_Task requirements_:
Every line below is to be copied exactly, with the pictures left out.

_Recorded data_:

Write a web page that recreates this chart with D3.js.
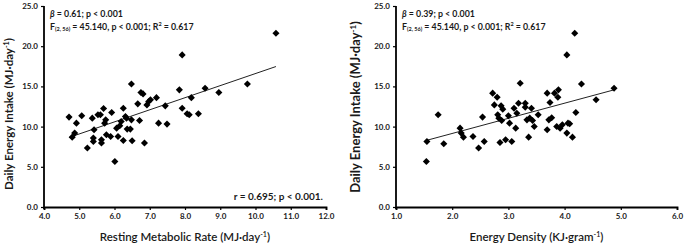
<!DOCTYPE html>
<html><head><meta charset="utf-8">
<script src="https://cdn.jsdelivr.net/npm/d3@7"></script>
<style>
html,body{margin:0;padding:0;background:#fff;}
svg{display:block;}
text{font-family:Lato,"Open Sans",sans-serif;fill:#1a1a1a;}
</style></head>
<body>
<svg id="chart" width="685" height="245"></svg>
<script>
// ---------- DATA ----------
const yTicks = [0, 5, 10, 15, 20, 25];
const xTicksLeft = [4, 5, 6, 7, 8, 9, 10, 11, 12];
const xTicksRight = [1, 2, 3, 4, 5, 6];

const rmrX = [4.71,4.80,4.87,4.92,5.07,5.23,5.37,5.42,5.40,5.40,5.53,5.60,5.63,5.63,5.69,5.72,5.75,5.77,5.89,5.92,6.01,6.06,6.10,6.15,6.19,6.25,6.25,6.31,6.34,6.36,6.45,6.48,6.48,6.50,6.66,6.71,6.75,6.81,6.85,6.92,6.97,7.02,7.19,7.25,7.44,7.49,7.84,7.92,7.92,8.06,8.12,8.18,8.38,8.57,8.96,9.77,10.58];
const rmrY = [11.18,8.69,9.19,10.43,11.34,7.33,11.05,9.60,8.57,8.15,11.47,11.47,7.95,8.36,12.25,10.43,10.84,8.98,8.77,11.75,5.67,9.81,8.77,10.10,10.64,12.29,8.28,11.26,11.05,9.69,9.69,10.84,15.30,8.24,12.83,10.76,14.24,14.07,7.95,12.70,13.12,13.33,13.60,10.43,12.58,10.31,14.57,18.92,12.29,11.59,11.47,13.60,11.59,14.78,14.24,15.30,21.60];
const rmrTrendX = [4.71, 10.58];
const rmrTrendY = [8.65, 17.47];

const edX = [1.54,1.55,1.75,1.85,2.14,2.16,2.20,2.37,2.54,2.57,2.47,2.72,2.75,2.80,2.81,2.83,2.85,2.87,2.90,2.88,2.95,3.00,3.02,3.06,3.10,3.13,3.15,3.18,3.21,3.30,3.30,3.33,3.36,3.38,3.41,3.43,3.46,3.53,3.69,3.69,3.72,3.74,3.77,3.82,3.86,3.88,3.89,3.92,3.96,4.04,4.04,4.06,4.09,4.14,4.18,4.20,4.30,4.56,4.88];
const edY = [5.67,8.15,11.47,7.86,9.81,9.19,8.69,8.77,11.18,8.15,7.33,14.16,12.70,13.66,11.47,11.05,8.03,12.58,12.17,10.76,8.36,11.34,10.43,8.15,12.29,9.81,11.67,12.91,15.40,12.91,12.42,10.84,8.69,11.05,12.29,10.76,10.02,11.47,14.16,9.60,10.84,13.00,11.09,14.16,10.02,13.66,14.57,9.81,10.22,9.19,18.92,10.43,10.35,8.69,21.60,11.75,15.30,13.33,14.78];
const edTrendX = [1.54, 4.88];
const edTrendY = [8.28, 14.57];

// ---------- DRAW ----------
const svg = d3.select("#chart");

function panel(cfg){
  const g = svg.append("g");
  const x = d3.scaleLinear().domain(cfg.xDomain).range(cfg.xRange);
  const y = d3.scaleLinear().domain([0,25]).range([207,6]);

  const xa = g.append("g").attr("transform",`translate(0,${y(0)})`)
    .call(d3.axisBottom(x).tickValues(cfg.xTicks).tickSize(3).tickPadding(3).tickFormat(d3.format(".1f")));
  const ya = g.append("g").attr("transform",`translate(${x(cfg.xDomain[0])},0)`)
    .call(d3.axisLeft(y).tickValues(yTicks).tickSize(3).tickPadding(3).tickFormat(d3.format(".1f")));
  [xa,ya].forEach(a=>{
    a.select(".domain").attr("stroke","#000").attr("stroke-width",1.8);
    a.selectAll(".tick line").attr("stroke","#000").attr("stroke-width",1.2);
    a.selectAll(".tick text").attr("font-size",8).attr("font-weight",700).attr("fill","#2a2a2a")
      .attr("font-family","Lato,sans-serif");
  });
  ya.select(".domain").attr("d",`M0,${y(25)}V${y(0)+2}`);

  const pts = cfg.tx.map((v,i)=>[v,cfg.ty[i]]);
  g.append("path").attr("d", d3.line().x(d=>x(d[0])).y(d=>y(d[1]))(pts))
    .attr("stroke","#222").attr("stroke-width",1).attr("fill","none");

  const sym = d3.symbol().type(d3.symbolSquare).size(25);
  g.selectAll("path.pt").data(cfg.px.map((v,i)=>[v,cfg.py[i]])).join("path")
    .attr("class","pt").attr("d",sym)
    .attr("transform",d=>`translate(${x(d[0])},${y(d[1])}) rotate(45)`)
    .attr("fill","#000");

  const ax = x(cfg.xDomain[0]) + 6;
  const t1 = g.append("text").attr("x",ax).attr("y",17).attr("font-size",8.8).attr("font-weight",700);
  t1.append("tspan").attr("font-style","italic").text("β");
  t1.append("tspan").text(cfg.beta);
  const t2 = g.append("text").attr("x",ax).attr("y",29.5).attr("font-size",8.8).attr("font-weight",700);
  t2.append("tspan").text("F");
  t2.append("tspan").attr("font-size",5.5).attr("dy",1.5).text("(2, 56)");
  t2.append("tspan").attr("dy",-1.5).text(" = 45.140, p < 0.001; R");
  t2.append("tspan").attr("font-size",5.5).attr("dy",-3.2).text("2");
  t2.append("tspan").attr("dy",3.2).text(" = 0.617");

  const xt = g.append("text").attr("x",(cfg.xRange[0]+cfg.xRange[1])/2).attr("y",241)
    .attr("text-anchor","middle").attr("font-size",cfg.xTitleSize).attr("font-weight",600).attr("fill","#333");
  xt.append("tspan").text(cfg.xTitle);
  xt.append("tspan").attr("font-size",cfg.xTitleSize*0.62).attr("dy",-4).text("-1");
  xt.append("tspan").attr("dy",4).text(")");

  const yt = g.append("text").attr("transform",`translate(${cfg.yTitleX},${cfg.yTitleY}) rotate(-90)`)
    .attr("text-anchor","middle").attr("font-size",cfg.yTitleSize).attr("font-weight",700).attr("fill","#333");
  yt.append("tspan").text("Daily Energy Intake (MJ·day");
  yt.append("tspan").attr("font-size",cfg.yTitleSize*0.62).attr("dy",-4).text("-1");
  yt.append("tspan").attr("dy",4).text(")");
  return {g,x,y};
}

const L = panel({xDomain:[4,12], xRange:[44,326], xTicks:xTicksLeft, px:rmrX, py:rmrY, tx:rmrTrendX, ty:rmrTrendY,
  beta:" = 0.61; p < 0.001", xTitle:"Resting Metabolic Rate (MJ·day", xTitleSize:11.5,
  yTitleX:13, yTitleY:114, yTitleSize:11.5});
L.g.append("text").attr("x",323).attr("y",200).attr("text-anchor","end").attr("font-size",10).attr("font-weight",700)
  .text("r = 0.695; p < 0.001.");

panel({xDomain:[1,6], xRange:[396,677], xTicks:xTicksRight, px:edX, py:edY, tx:edTrendX, ty:edTrendY,
  beta:" = 0.39; p < 0.001", xTitle:"Energy Density (KJ·gram", xTitleSize:11.5,
  yTitleX:360, yTitleY:107, yTitleSize:13});
</script>
</body></html>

_Solution to the problem_:
Write a web page that recreates this chart with D3.js.
<!DOCTYPE html>
<html><head><meta charset="utf-8">
<script src="https://cdn.jsdelivr.net/npm/d3@7"></script>
<style>
html,body{margin:0;padding:0;background:#fff;}
svg{display:block;}
text{font-family:Lato,"Open Sans",sans-serif;fill:#1a1a1a;}
</style></head>
<body>
<svg id="chart" width="685" height="245"></svg>
<script>
// ---------- DATA ----------
const yTicks = [0, 5, 10, 15, 20, 25];
const xTicksLeft = [4, 5, 6, 7, 8, 9, 10, 11, 12];
const xTicksRight = [1, 2, 3, 4, 5, 6];

const rmrX = [4.71,4.80,4.87,4.92,5.07,5.23,5.37,5.42,5.40,5.40,5.53,5.60,5.63,5.63,5.69,5.72,5.75,5.77,5.89,5.92,6.01,6.06,6.10,6.15,6.19,6.25,6.25,6.31,6.34,6.36,6.45,6.48,6.48,6.50,6.66,6.71,6.75,6.81,6.85,6.92,6.97,7.02,7.19,7.25,7.44,7.49,7.84,7.92,7.92,8.06,8.12,8.18,8.38,8.57,8.96,9.77,10.58];
const rmrY = [11.18,8.69,9.19,10.43,11.34,7.33,11.05,9.60,8.57,8.15,11.47,11.47,7.95,8.36,12.25,10.43,10.84,8.98,8.77,11.75,5.67,9.81,8.77,10.10,10.64,12.29,8.28,11.26,11.05,9.69,9.69,10.84,15.30,8.24,12.83,10.76,14.24,14.07,7.95,12.70,13.12,13.33,13.60,10.43,12.58,10.31,14.57,18.92,12.29,11.59,11.47,13.60,11.59,14.78,14.24,15.30,21.60];
const rmrTrendX = [4.71, 10.58];
const rmrTrendY = [8.65, 17.47];

const edX = [1.54,1.55,1.75,1.85,2.14,2.16,2.20,2.37,2.54,2.57,2.47,2.72,2.75,2.80,2.81,2.83,2.85,2.87,2.90,2.88,2.95,3.00,3.02,3.06,3.10,3.13,3.15,3.18,3.21,3.30,3.30,3.33,3.36,3.38,3.41,3.43,3.46,3.53,3.69,3.69,3.72,3.74,3.77,3.82,3.86,3.88,3.89,3.92,3.96,4.04,4.04,4.06,4.09,4.14,4.18,4.20,4.30,4.56,4.88];
const edY = [5.67,8.15,11.47,7.86,9.81,9.19,8.69,8.77,11.18,8.15,7.33,14.16,12.70,13.66,11.47,11.05,8.03,12.58,12.17,10.76,8.36,11.34,10.43,8.15,12.29,9.81,11.67,12.91,15.40,12.91,12.42,10.84,8.69,11.05,12.29,10.76,10.02,11.47,14.16,9.60,10.84,13.00,11.09,14.16,10.02,13.66,14.57,9.81,10.22,9.19,18.92,10.43,10.35,8.69,21.60,11.75,15.30,13.33,14.78];
const edTrendX = [1.54, 4.88];
const edTrendY = [8.28, 14.57];

// ---------- DRAW ----------
const svg = d3.select("#chart");

function panel(cfg){
  const g = svg.append("g");
  const x = d3.scaleLinear().domain(cfg.xDomain).range(cfg.xRange);
  const y = d3.scaleLinear().domain([0,25]).range([207,6]);

  const xa = g.append("g").attr("transform",`translate(0,${y(0)})`)
    .call(d3.axisBottom(x).tickValues(cfg.xTicks).tickSize(3).tickPadding(3).tickFormat(d3.format(".1f")));
  const ya = g.append("g").attr("transform",`translate(${x(cfg.xDomain[0])},0)`)
    .call(d3.axisLeft(y).tickValues(yTicks).tickSize(3).tickPadding(3).tickFormat(d3.format(".1f")));
  [xa,ya].forEach(a=>{
    a.select(".domain").attr("stroke","#000").attr("stroke-width",1.8);
    a.selectAll(".tick line").attr("stroke","#000").attr("stroke-width",1.2);
    a.selectAll(".tick text").attr("font-size",8).attr("font-weight",700).attr("fill","#2a2a2a")
      .attr("font-family","Lato,sans-serif");
  });
  ya.select(".domain").attr("d",`M0,${y(25)}V${y(0)+2}`);

  const pts = cfg.tx.map((v,i)=>[v,cfg.ty[i]]);
  g.append("path").attr("d", d3.line().x(d=>x(d[0])).y(d=>y(d[1]))(pts))
    .attr("stroke","#222").attr("stroke-width",1).attr("fill","none");

  const sym = d3.symbol().type(d3.symbolSquare).size(25);
  g.selectAll("path.pt").data(cfg.px.map((v,i)=>[v,cfg.py[i]])).join("path")
    .attr("class","pt").attr("d",sym)
    .attr("transform",d=>`translate(${x(d[0])},${y(d[1])}) rotate(45)`)
    .attr("fill","#000");

  const ax = x(cfg.xDomain[0]) + 6;
  const t1 = g.append("text").attr("x",ax).attr("y",17).attr("font-size",8.8).attr("font-weight",700);
  t1.append("tspan").attr("font-style","italic").text("β");
  t1.append("tspan").text(cfg.beta);
  const t2 = g.append("text").attr("x",ax).attr("y",29.5).attr("font-size",8.8).attr("font-weight",700);
  t2.append("tspan").text("F");
  t2.append("tspan").attr("font-size",5.5).attr("dy",1.5).text("(2, 56)");
  t2.append("tspan").attr("dy",-1.5).text(" = 45.140, p < 0.001; R");
  t2.append("tspan").attr("font-size",5.5).attr("dy",-3.2).text("2");
  t2.append("tspan").attr("dy",3.2).text(" = 0.617");

  const xt = g.append("text").attr("x",(cfg.xRange[0]+cfg.xRange[1])/2).attr("y",241)
    .attr("text-anchor","middle").attr("font-size",cfg.xTitleSize).attr("font-weight",600).attr("fill","#333");
  xt.append("tspan").text(cfg.xTitle);
  xt.append("tspan").attr("font-size",cfg.xTitleSize*0.62).attr("dy",-4).text("-1");
  xt.append("tspan").attr("dy",4).text(")");

  const yt = g.append("text").attr("transform",`translate(${cfg.yTitleX},${cfg.yTitleY}) rotate(-90)`)
    .attr("text-anchor","middle").attr("font-size",cfg.yTitleSize).attr("font-weight",700).attr("fill","#333");
  yt.append("tspan").text("Daily Energy Intake (MJ·day");
  yt.append("tspan").attr("font-size",cfg.yTitleSize*0.62).attr("dy",-4).text("-1");
  yt.append("tspan").attr("dy",4).text(")");
  return {g,x,y};
}

const L = panel({xDomain:[4,12], xRange:[44,326], xTicks:xTicksLeft, px:rmrX, py:rmrY, tx:rmrTrendX, ty:rmrTrendY,
  beta:" = 0.61; p < 0.001", xTitle:"Resting Metabolic Rate (MJ·day", xTitleSize:11.5,
  yTitleX:13, yTitleY:114, yTitleSize:11.5});
L.g.append("text").attr("x",323).attr("y",200).attr("text-anchor","end").attr("font-size",10).attr("font-weight",700)
  .text("r = 0.695; p < 0.001.");

panel({xDomain:[1,6], xRange:[396,677], xTicks:xTicksRight, px:edX, py:edY, tx:edTrendX, ty:edTrendY,
  beta:" = 0.39; p < 0.001", xTitle:"Energy Density (KJ·gram", xTitleSize:11.5,
  yTitleX:360, yTitleY:107, yTitleSize:13});
</script>
</body></html>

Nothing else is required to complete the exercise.